Untitled (from the narrative of a five years expedition) (2016-2017) sources its material from illustrations by William Blake for the memoirs of John Gabriel Stedman, a Dutch-British soldier and writer. Hu Yun has strategically erased specific elements from Blake's original illustrations, revealing through his interpretation of the novel that such erasure is in fact a form of revelation. "The historical accounts of the expedition in Suriname involve a very complex individual, who was a Dutch soldier representing the colonizers stationed in Suriname. During his years in Suriname, his relationships with the local slaves and indigenous people evoked complex emotions in him, emotions that are difficult to concretize or separate. Therefore, I re-edited these images trying to dissolve the simple binary oppositions by fragmenting the imagery." Consequently, the figures in the images, previously distinct with skin color, are almost concealed and replaced with non-specific objects and natural elements.

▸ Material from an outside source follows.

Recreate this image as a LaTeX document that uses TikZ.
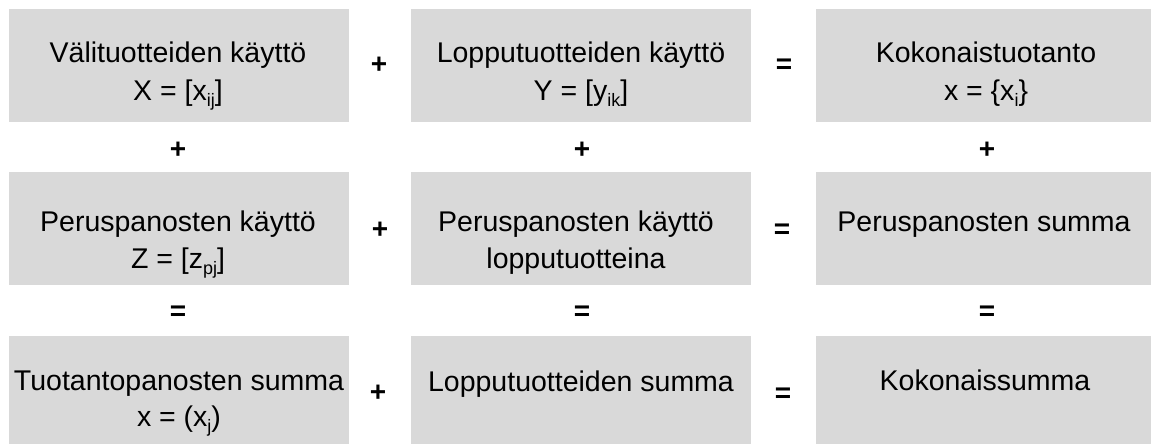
\documentclass[tikz,border=0pt]{standalone}
\usepackage{fontspec}
\setmainfont{Liberation Sans}
\definecolor{boxgray}{HTML}{D9D9D9}
\tikzset{
  cell/.style={fill=boxgray, draw=none, minimum width=340pt, minimum height=113pt, anchor=north west, inner sep=0pt},
  txt/.style={anchor=base, inner sep=0pt, font=\fontsize{28.5}{34}\selectfont},
  op/.style={inner sep=0pt, font=\fontsize{28}{28}\selectfont\bfseries},
}
\newcommand{\sbs}[1]{\raisebox{-0.22em}{\fontsize{18}{18}\selectfont #1}}
\begin{document}
\begin{tikzpicture}[x=1pt,y=-1pt]
\useasboundingbox (0,0) rectangle (1151,444);
\clip (0,0) rectangle (1151,444);
% boxes
\node[cell] (a1) at (9,9) {};
\node[cell] (b1) at (411,9) {};
\node[cell] (c1) at (816,9) {};
\node[cell] (a2) at (9,172) {};
\node[cell] (b2) at (411,172) {};
\node[cell] (c2) at (816,172) {};
\node[cell] (a3) at (9,336) {};
\node[cell] (b3) at (411,336) {};
\node[cell] (c3) at (816,336) {};
% texts row 1
\node[txt] (a1l1) at (178,63) {Välituotteiden käyttö};
\node[txt] (a1l2) at (178,100) {X = [x\sbs{ij}]};
\node[txt] (b1l1) at (581,63) {Lopputuotteiden käyttö};
\node[txt] (b1l2) at (581,100) {Y = [y\sbs{ik}]};
\node[txt] (c1l1) at (986,63) {Kokonaistuotanto};
\node[txt] (c1l2) at (986,100) {x = \{x\sbs{i}\}};
% texts row 2
\node[txt] (a2l1) at (178,231) {Peruspanosten käyttö};
\node[txt] (a2l2) at (178,268) {Z = [z\sbs{pj}]};
\node[txt] (b2l1) at (576,231) {Peruspanosten käyttö};
\node[txt] (b2l2) at (576,268) {lopputuotteina};
\node[txt] (c2l1) at (984,231) {Peruspanosten summa};
% texts row 3
\node[txt] (a3l1) at (179,390) {Tuotantopanosten summa};
\node[txt] (a3l2) at (179,426) {x = (x\sbs{j})};
\node[txt] (b3l1) at (581,391) {Lopputuotteiden summa};
\node[txt] (c3l1) at (985,390) {Kokonaissumma};
% operators within rows
\node[op] (o11) at (379,65) {+};
\node[op] (o12) at (784,66) {=};
\node[op] (o21) at (380,230) {+};
\node[op] (o22) at (782,231) {=};
\node[op] (o31) at (378,393) {+};
\node[op] (o32) at (783,395) {=};
% operators between rows
\node[op] (p1a) at (178,150) {+};
\node[op] (p1b) at (582,150) {+};
\node[op] (p1c) at (987,150) {+};
\node[op] (p2a) at (178,313) {=};
\node[op] (p2b) at (582,313) {=};
\node[op] (p2c) at (987,313) {=};
\end{tikzpicture}
\end{document}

Here, the artist raises his question: who, in truth, is the 'other'? Meanwhile, by employing erasure, he reminds us of the brutality of viewing colonial issues through a simplistic binary lens.

 

As Homi K. Bhabha states in The Location of Culture, "In choosing to traverse a path through human debris, I retraced an ambiguous route, viewing contradiction and ambiguity as emerging from a complex global ethic and cultural character." This advances the view of marginalization and globalization as quasi-colonial, representing a hybrid condition of old and new, a dynamic and dialectical relationship that transcends binaries such as local versus global, center versus periphery, or 'citizen' versus 'outsider.' Indeed, such contradictions and ambiguities truly originate from within ourselves and from our own placement within these contexts.

 

At the onset of his creation, Hu Yun believed that his engagement and intervention came from a third perspective, attempting to view these historical events from the standpoint of an observer. However, he gradually realized that such a third perspective does not exist. Each individual's way of viewing or understanding history, and reflecting on the current state from there, inevitably connects to one's own circumstances. This is all closely related to the chosen lifestyle and modes of communication; all perspectives are complex. How we, as humans, view the world and the non-human world, could also signify that in some ways, we are all colonizers, incessantly expanding the spaces needed for our demands, 'invading' these environments. Therefore, who really is the 'other'? Could it also be each one of us?

 

Similarly, in the work Everything Is Possible in the Darkness (2016), photos taken at ten important stages of Hu Yun’s grandfather's life were rephotographed by Hu Yun using a film camera, from which the fixation step in the development process was omitted. Consequently, as time progresses and light exposes the photo, the human figures gradually fade and eventually manifest in varying shades of brown. Herein, Hu Yun erases the image of his grandfather, yet paradoxically, it intensifies the presence of him, a presence that might forever dwell in obscurity, much like every ordinary individual.

 

Hence, Hu Yun himself never vanishes from these works. He places himself within the gaps between past and present, resembling the "hollow men" described by René Daumal in his novel Mount Analogue — specifically Ho, the twin brother who strikes the hollow man formed by Mo, enters it, and gains Mo’s memories. At that point, the hollow man is neither Mo nor Ho, but a new individual.

 

Similarly, the artist leaves the positions in the exhibition hall where six specimen cabinets from the Asian Society Shanghai Museum once stood to accommodate the work The Hollow Men. This piece consists of a hollow structure made of gray elastic tulle, shaped like a tree canopy passing through the floors, seemingly inviting the audience to step inside the form of the hollow man trapped in an iceberg.

 

The past constantly approaches us, awaiting rebirth, and we may choose to regard it as a hollow man, to leap, strike, and enter its form. Hence, we do not return to an unchanged past but shift the dimensions of our thoughts and feelings, opening a passage to the present and the future, and embark on an expedition to the “Mount Analogue."